I created a system with a build server, a set of slaves, and a website to 
collect and publish the benchmark data in graphs and raw data and highlight 
significant changes.

The build server built FreeBSD and any required ports and benchmark software, 
and bundled it in installation images complete with a script to run the 
benchmarks on the slave and push data to the website.

The slaves were dedicated machines that booted via PXE, wiped the hard drive, 
fetched and installed an image and proceeded to run the specified benchmarks.
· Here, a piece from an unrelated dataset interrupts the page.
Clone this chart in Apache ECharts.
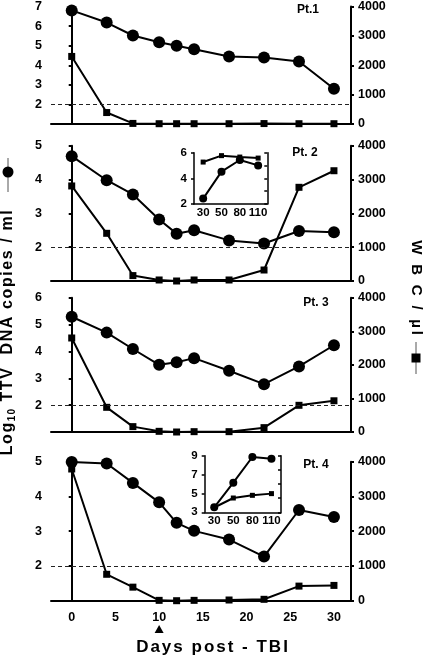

The website published graphs, and the graphs were linked to useful related data 
like raw measurements, slave hardware, commit messages, changed source files 
and binaries etc.

It actually worked pretty well. I only ran benchmarks over a couple of months 
of commits, but I did identify some significant regressions in MySQL and some 
of the unixbench microbenchmarks. I did not spend much time designing the 
benchmarking strategy, and “symbolics” has many good points there. I did find 
out that all the current continuous integration / performance benchmark 
frameworks (Jenkins etc) did not play well with a situation where the entire 
operating system is reinstalled.

A wide range of useful benchmarks can be collected in just 10-20 minutes, but 
building FreeBSD and all the ports takes much longer than that (1-2 hours using 
the default procedure from the handbook). Most of my work went into optimizing 
build times, installation image sizes and slave installation times, so I could 
build an image in just 10-15 minutes and use ca. 10MB disk space amortized, and 
install an image on a slave in just 2 minutes (cheap 2008-era hardware).
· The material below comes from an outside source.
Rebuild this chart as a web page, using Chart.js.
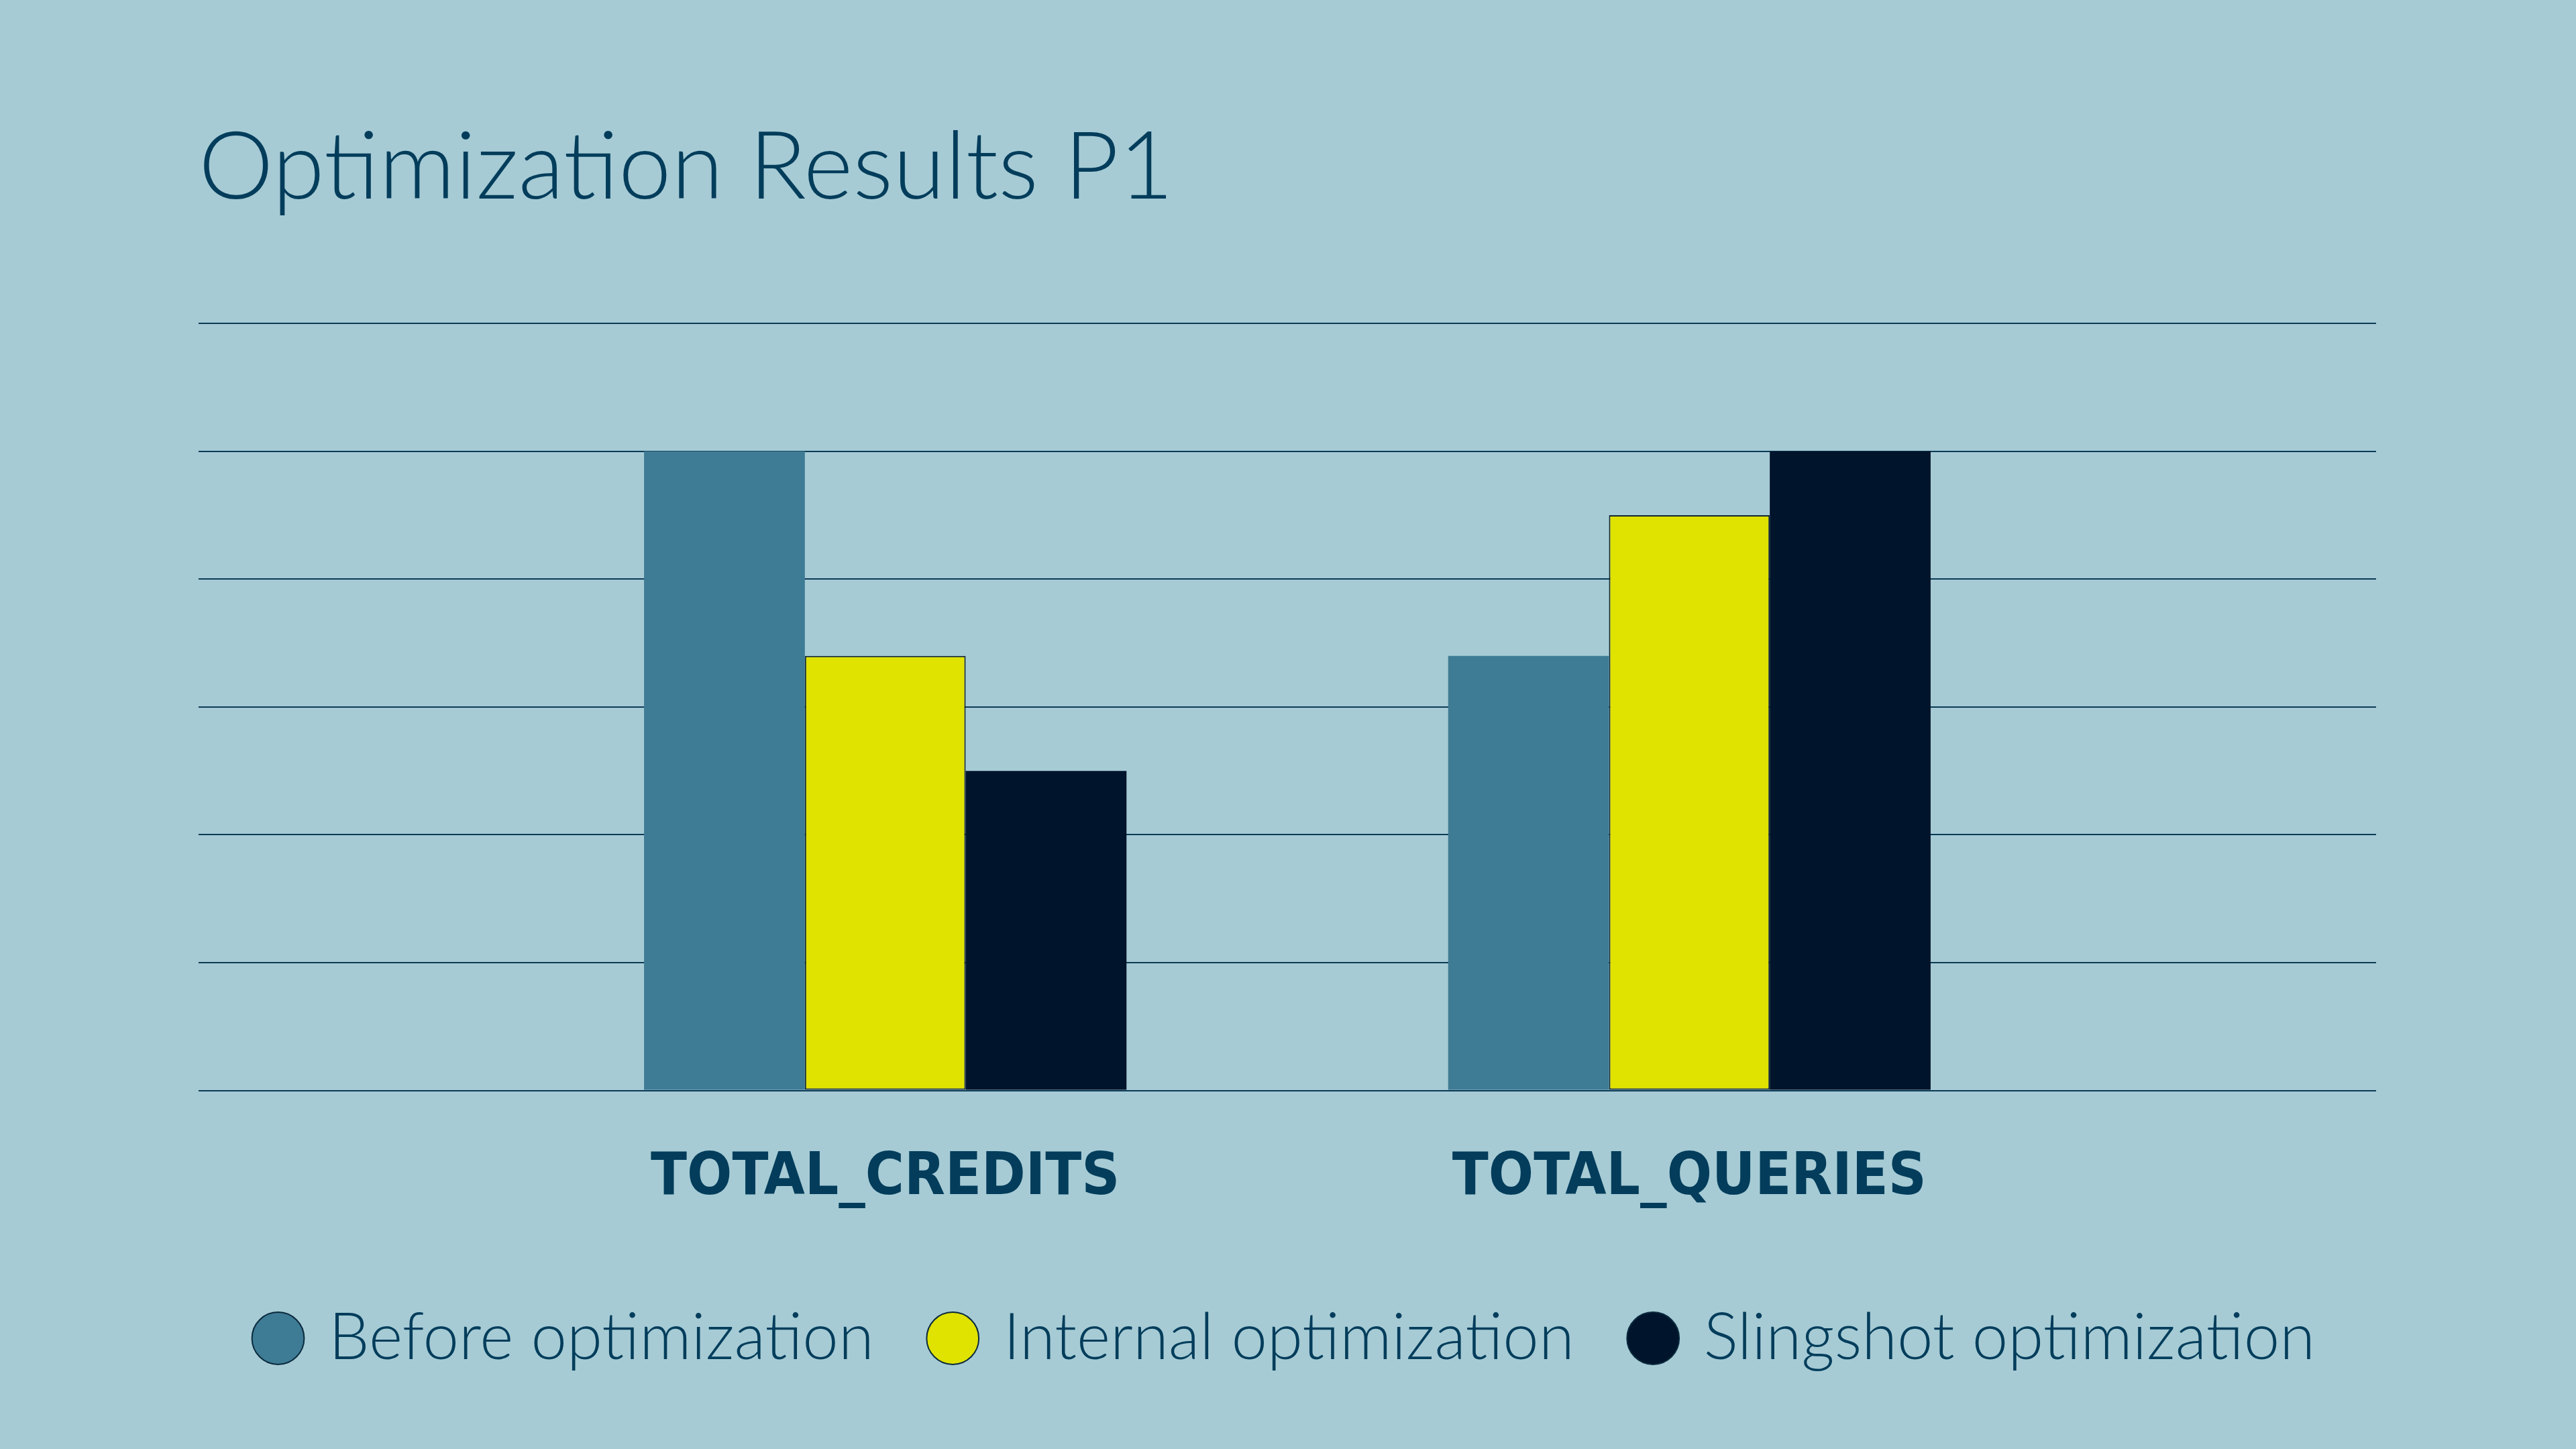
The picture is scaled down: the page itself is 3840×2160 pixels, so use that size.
<!DOCTYPE html>
<html>
<head>
<meta charset="utf-8">
<title>Optimization Results P1</title>
<script src="https://cdn.jsdelivr.net/npm/chart.js@4/dist/chart.umd.min.js"></script>
<style>
    html, body {
        margin: 0;
        padding: 0;
        background: #a6cbd5;
    }
    #resultsChart {
        display: block;
    }
</style>
</head>
<body>
<canvas id="resultsChart" width="3840" height="2160"></canvas>
<script>
const categories = ["TOTAL_CREDITS", "TOTAL_QUERIES"];
const seriesNames = ["Before optimization", "Internal optimization", "Slingshot optimization"];
const beforeValues = [100, 68];
const internalValues = [68, 90];
const slingshotValues = [50, 100];
const yTicks = [0, 20, 40, 60, 80, 100, 120];

const textColor = "#033d5b";
const lightFont = "Lato, 'Liberation Sans', sans-serif";
const boldFont = "'DejaVu Sans Condensed', 'Liberation Sans', sans-serif";
const legendGap = 90;

function toPoints(values) {
    return values.map((value, i) => ({ x: i, y: value }));
}

document.addEventListener("DOMContentLoaded", () => {
    const canvas = document.getElementById("resultsChart");

    new Chart(canvas, {
        type: "bar",
        data: {
            datasets: [
                {
                    label: seriesNames[0],
                    data: toPoints(beforeValues),
                    backgroundColor: "#3e7b95",
                    borderWidth: 0,
                },
                {
                    label: seriesNames[1],
                    data: toPoints(internalValues),
                    backgroundColor: "#e0e200",
                    borderColor: "#14272f",
                    borderWidth: 2,
                    borderSkipped: false,
                },
                {
                    label: seriesNames[2],
                    data: toPoints(slingshotValues),
                    backgroundColor: "#00142b",
                    borderWidth: 0,
                },
            ],
        },
        options: {
            responsive: false,
            animation: false,
            devicePixelRatio: 1,
            layout: {
                padding: { top: 166, left: 296, right: 298, bottom: 107 },
            },
            datasets: {
                bar: {
                    categoryPercentage: 0.6,
                    barPercentage: 1,
                },
            },
            scales: {
                x: {
                    type: "linear",
                    min: -0.854,
                    max: 1.854,
                    offset: false,
                    grid: { display: false, drawTicks: false },
                    border: { display: false },
                    afterBuildTicks: (scale) => {
                        scale.ticks = categories.map((c, i) => ({ value: i }));
                    },
                    afterFit: (scale) => {
                        // leaves room so the legend row sits where the original has it
                        scale.height = 321.5 - legendGap;
                    },
                    ticks: {
                        autoSkip: false,
                        maxRotation: 0,
                        padding: 79,
                        color: textColor,
                        font: { family: boldFont, size: 88, weight: "bold" },
                        callback: (value) => categories[value],
                    },
                },
                y: {
                    min: yTicks[0],
                    max: yTicks[yTicks.length - 1],
                    grid: {
                        color: "#0b3a55",
                        lineWidth: 2,
                        drawTicks: false,
                    },
                    border: { display: false },
                    afterBuildTicks: (scale) => {
                        scale.ticks = yTicks.map((v) => ({ value: v }));
                    },
                    ticks: { display: false },
                },
            },
            plugins: {
                tooltip: { enabled: false },
                title: {
                    display: true,
                    text: "Optimization Results P1",
                    align: "start",
                    color: textColor,
                    font: { family: lightFont, size: 141, weight: 300 },
                    padding: { top: 0, bottom: 147 },
                },
                legend: {
                    position: "bottom",
                    labels: {
                        usePointStyle: true,
                        pointStyle: "circle",
                        boxWidth: 55,
                        boxHeight: 55,
                        padding: legendGap,
                        color: textColor,
                        font: { family: lightFont, size: 96, weight: 300 },
                        generateLabels: (chart) => {
                            const items = Chart.defaults.plugins.legend.labels.generateLabels(chart);
                            items.forEach((item) => {
                                item.strokeStyle = "#0b2a3d";
                                item.lineWidth = 2;
                            });
                            return items;
                        },
                    },
                },
            },
        },
    });
});
</script>
</body>
</html>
But having a complete archive of ready-to-install images for each commit is a 
real advantage, not just for performance benchmarking. Imagine being able to 
fetch a VirtualBox disk image for a random SVN commit, booting it and start 
debugging right away. Or you could write a script to test if a bug is present 
in a FreeBSD installation, and then let an automated process do a binary search 
to find the offending commit in maybe less than an hour.

My work was completed in 2008 and would (at least) require updating the scripts 
to handle the upgrade from GCC to Clang, and from CVS to SVN.